Siena is best known for the Palio, the yearly wild horse race that takes place in the Piazza del Campo, in the center town, as well as for its winding medieval streets. It is not for nothing that the town was declared a UNESCO World Heritage Site. With so much to see and do, it is not difficult to understand how it was possible to give the interior of the Duomo a miss. This was a mistake.
To enter the Cathedral is to be both overwhelmed by the artwork, but also to be immediately drawn back some 800 years, to a completely different world. It is, in many ways, more like going into a time machine than a tourist attraction.

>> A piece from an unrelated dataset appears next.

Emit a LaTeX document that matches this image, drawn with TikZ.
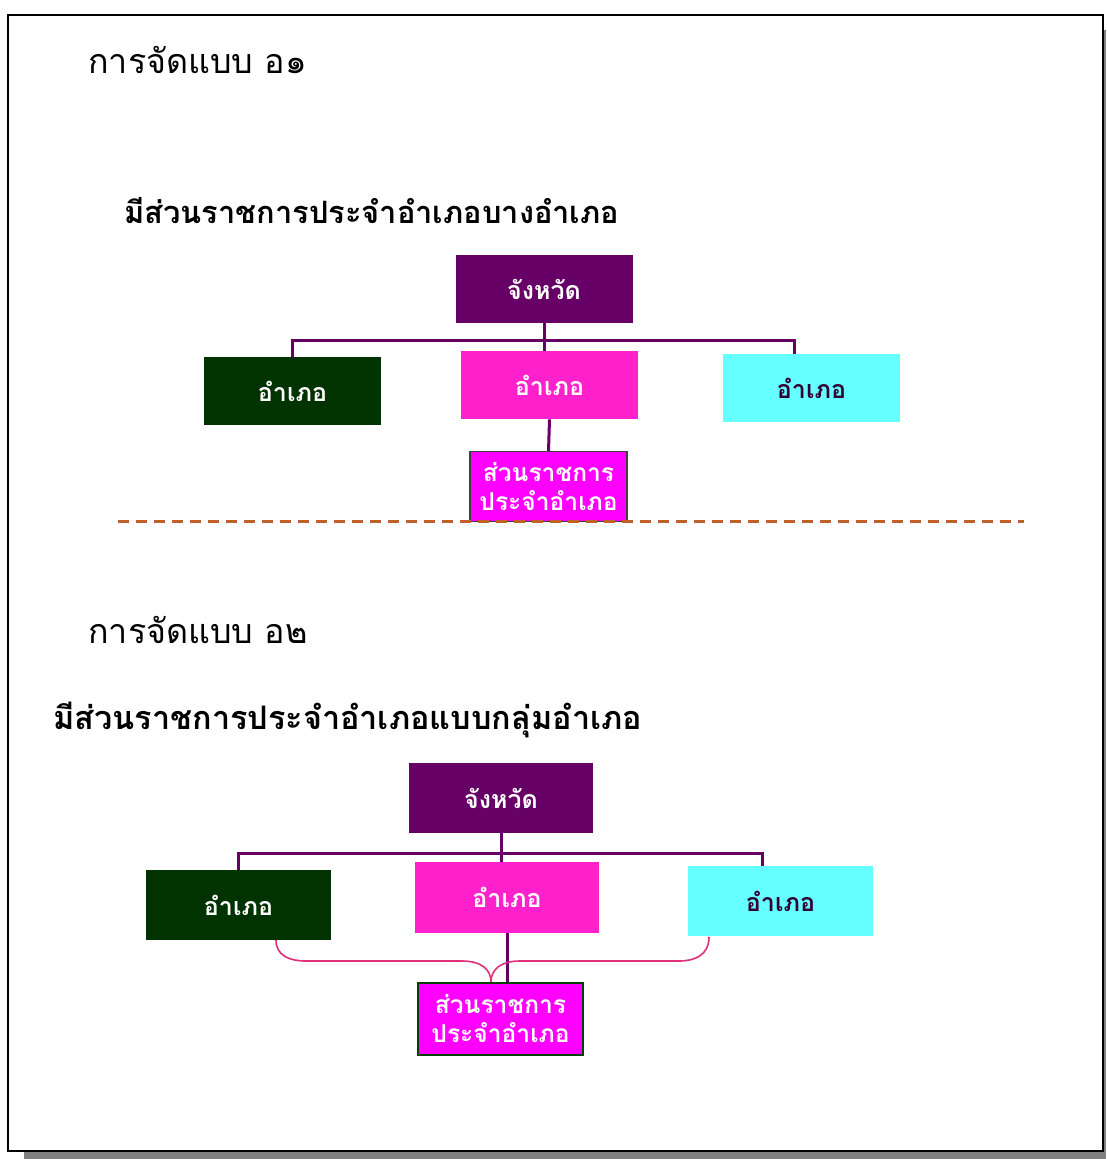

Built between 1215 and 1263, it is an explosion of Medieval art, a riot of color and light, much of it done in marble inlay. To say it is breath-taking is to undervalue it.
It if is a breathtaking experience for us, one can only imagine the impact that entering the Cathedral must have had on Medieval peasants in the 13th Century.
While we are bombarded by visual imagery every second, their was a world devoid of any visuals at all. There was, of course, no television, no movies, no newspapers, no books, no billboards, no posters, no printed material of any kind. It was a visual desert. Completely empty. A lifetime of never seeing anything more than what the physical world in your small hamlet had to offer.
It is difficult, if not impossible really, for us to comprehend this completely.
In that context, one can only try and imagine what the impact of walking into the Duomo must have been at that time. It must have been an absolutley overwhelming experience - the Star Wars of its day. More like watching 1,000 Star Wars all at the same time, if you had never seen a movie before.
If nothing else the sheer impact of seeing so many powerful images thrown at you at once must have been mind blowing - if such an adjective works in the Dark Ages.
In an era in which virtually everyone was illiterate, often including the kings, the only way to communicate a story or an idea was through visual representations - painting, sculpture or the marble inlays in the floors. And of course, there was only one story to tell - that of Jesus.
Perhaps most impressive in the vast assembly of artwork were the pages of the hand-written, pre-Gutenberg bibles, exquisitely detailed, hand-drawn works of art.
The arrival of the printing press would make these expensive anachronisms, but the printed bibles would lack their visual power and character.
By the same token, we live in a world innundated with a never ending stream of visual imagery. As books became far more utilitarian, so too, would we never think of decorating our buildings like this - which, in a way, is kind of tragic.